Record extracts:
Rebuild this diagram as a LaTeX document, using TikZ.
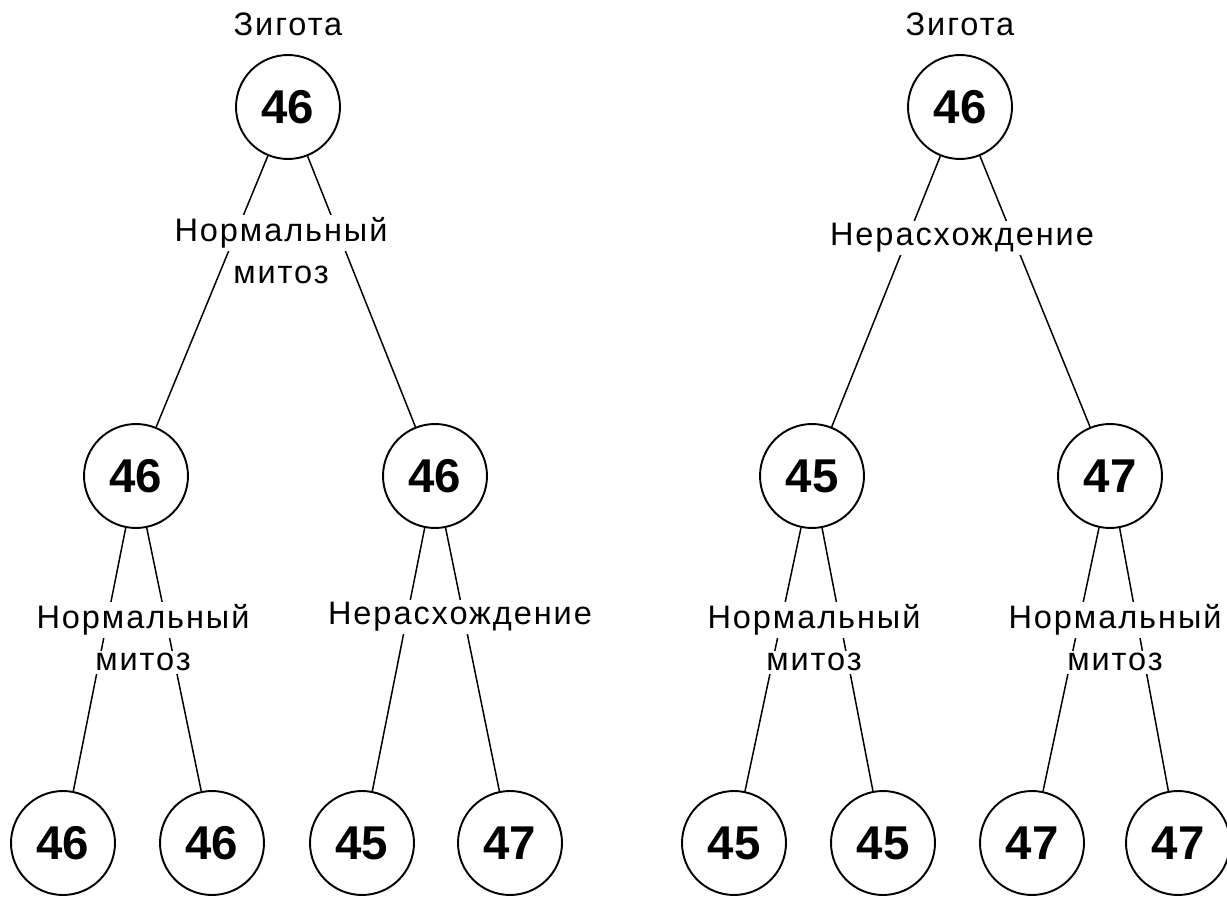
---
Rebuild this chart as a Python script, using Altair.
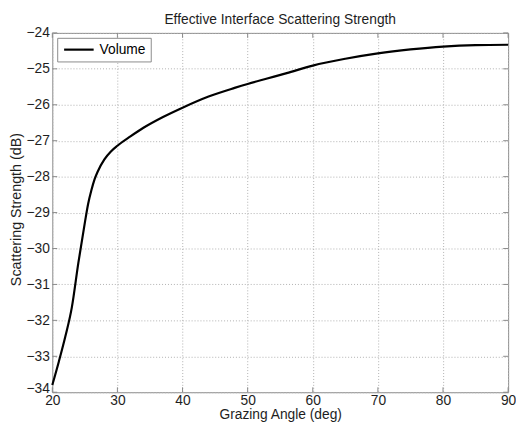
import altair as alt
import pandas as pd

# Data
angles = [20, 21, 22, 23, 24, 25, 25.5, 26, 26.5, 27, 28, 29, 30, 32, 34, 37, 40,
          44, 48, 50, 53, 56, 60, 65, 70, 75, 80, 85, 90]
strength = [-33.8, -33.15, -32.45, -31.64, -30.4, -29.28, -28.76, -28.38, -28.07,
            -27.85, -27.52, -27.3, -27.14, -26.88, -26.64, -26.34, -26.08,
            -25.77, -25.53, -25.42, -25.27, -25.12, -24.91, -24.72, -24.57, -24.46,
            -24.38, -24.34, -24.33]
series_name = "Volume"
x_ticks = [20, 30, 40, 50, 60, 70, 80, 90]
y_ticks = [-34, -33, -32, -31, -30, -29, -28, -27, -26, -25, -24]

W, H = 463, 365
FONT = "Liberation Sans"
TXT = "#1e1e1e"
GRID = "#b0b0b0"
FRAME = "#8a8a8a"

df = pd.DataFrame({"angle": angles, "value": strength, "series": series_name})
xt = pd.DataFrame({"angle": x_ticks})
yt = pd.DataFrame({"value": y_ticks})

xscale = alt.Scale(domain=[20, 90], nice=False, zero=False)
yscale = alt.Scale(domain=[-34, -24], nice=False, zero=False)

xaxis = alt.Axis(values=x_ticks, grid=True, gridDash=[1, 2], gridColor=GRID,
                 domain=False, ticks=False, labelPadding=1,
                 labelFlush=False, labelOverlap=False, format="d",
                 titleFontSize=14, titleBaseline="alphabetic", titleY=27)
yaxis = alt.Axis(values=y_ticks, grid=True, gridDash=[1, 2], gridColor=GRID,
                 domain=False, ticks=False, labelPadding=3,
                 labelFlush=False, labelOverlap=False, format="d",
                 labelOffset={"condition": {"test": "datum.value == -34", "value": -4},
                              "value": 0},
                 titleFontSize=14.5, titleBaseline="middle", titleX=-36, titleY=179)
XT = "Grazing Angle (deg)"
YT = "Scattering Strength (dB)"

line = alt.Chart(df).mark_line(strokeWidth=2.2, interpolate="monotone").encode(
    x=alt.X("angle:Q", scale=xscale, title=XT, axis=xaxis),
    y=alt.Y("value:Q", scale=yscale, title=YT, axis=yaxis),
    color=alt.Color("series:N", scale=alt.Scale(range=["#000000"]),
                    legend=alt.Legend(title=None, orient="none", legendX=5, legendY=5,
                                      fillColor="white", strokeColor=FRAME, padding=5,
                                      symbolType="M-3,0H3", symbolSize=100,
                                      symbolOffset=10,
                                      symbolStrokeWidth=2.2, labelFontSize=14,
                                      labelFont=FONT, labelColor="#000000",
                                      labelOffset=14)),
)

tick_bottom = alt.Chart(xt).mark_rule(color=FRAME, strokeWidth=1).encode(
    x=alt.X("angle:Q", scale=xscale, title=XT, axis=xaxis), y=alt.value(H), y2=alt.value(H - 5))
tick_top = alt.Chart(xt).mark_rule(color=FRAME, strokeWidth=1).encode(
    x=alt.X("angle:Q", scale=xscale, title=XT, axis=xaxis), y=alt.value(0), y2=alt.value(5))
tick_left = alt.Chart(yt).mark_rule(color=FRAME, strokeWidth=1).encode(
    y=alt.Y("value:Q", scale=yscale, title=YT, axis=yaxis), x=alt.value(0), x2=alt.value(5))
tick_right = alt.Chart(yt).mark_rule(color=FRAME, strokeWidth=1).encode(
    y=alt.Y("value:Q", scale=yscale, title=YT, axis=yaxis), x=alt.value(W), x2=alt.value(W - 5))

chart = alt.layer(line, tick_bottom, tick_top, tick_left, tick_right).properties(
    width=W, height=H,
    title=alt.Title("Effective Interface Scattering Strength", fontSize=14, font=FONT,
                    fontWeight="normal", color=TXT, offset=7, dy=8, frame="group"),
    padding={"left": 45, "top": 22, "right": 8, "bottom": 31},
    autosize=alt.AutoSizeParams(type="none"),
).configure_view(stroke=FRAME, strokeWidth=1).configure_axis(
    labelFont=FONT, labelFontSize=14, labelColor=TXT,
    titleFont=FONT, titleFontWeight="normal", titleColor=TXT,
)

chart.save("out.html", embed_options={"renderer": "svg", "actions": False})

Instructions for the task: Above are some records. Reproduce the lines from the one with "Rebuild this chart" down to the one with "yscale = alt.Scale(domain=[-34, -24], nice=False, zero=False)", keeping both, and leave every picture out.

The answer:
Rebuild this chart as a Python script, using Altair.
import altair as alt
import pandas as pd

# Data
angles = [20, 21, 22, 23, 24, 25, 25.5, 26, 26.5, 27, 28, 29, 30, 32, 34, 37, 40,
          44, 48, 50, 53, 56, 60, 65, 70, 75, 80, 85, 90]
strength = [-33.8, -33.15, -32.45, -31.64, -30.4, -29.28, -28.76, -28.38, -28.07,
            -27.85, -27.52, -27.3, -27.14, -26.88, -26.64, -26.34, -26.08,
            -25.77, -25.53, -25.42, -25.27, -25.12, -24.91, -24.72, -24.57, -24.46,
            -24.38, -24.34, -24.33]
series_name = "Volume"
x_ticks = [20, 30, 40, 50, 60, 70, 80, 90]
y_ticks = [-34, -33, -32, -31, -30, -29, -28, -27, -26, -25, -24]

W, H = 463, 365
FONT = "Liberation Sans"
TXT = "#1e1e1e"
GRID = "#b0b0b0"
FRAME = "#8a8a8a"

df = pd.DataFrame({"angle": angles, "value": strength, "series": series_name})
xt = pd.DataFrame({"angle": x_ticks})
yt = pd.DataFrame({"value": y_ticks})

xscale = alt.Scale(domain=[20, 90], nice=False, zero=False)
yscale = alt.Scale(domain=[-34, -24], nice=False, zero=False)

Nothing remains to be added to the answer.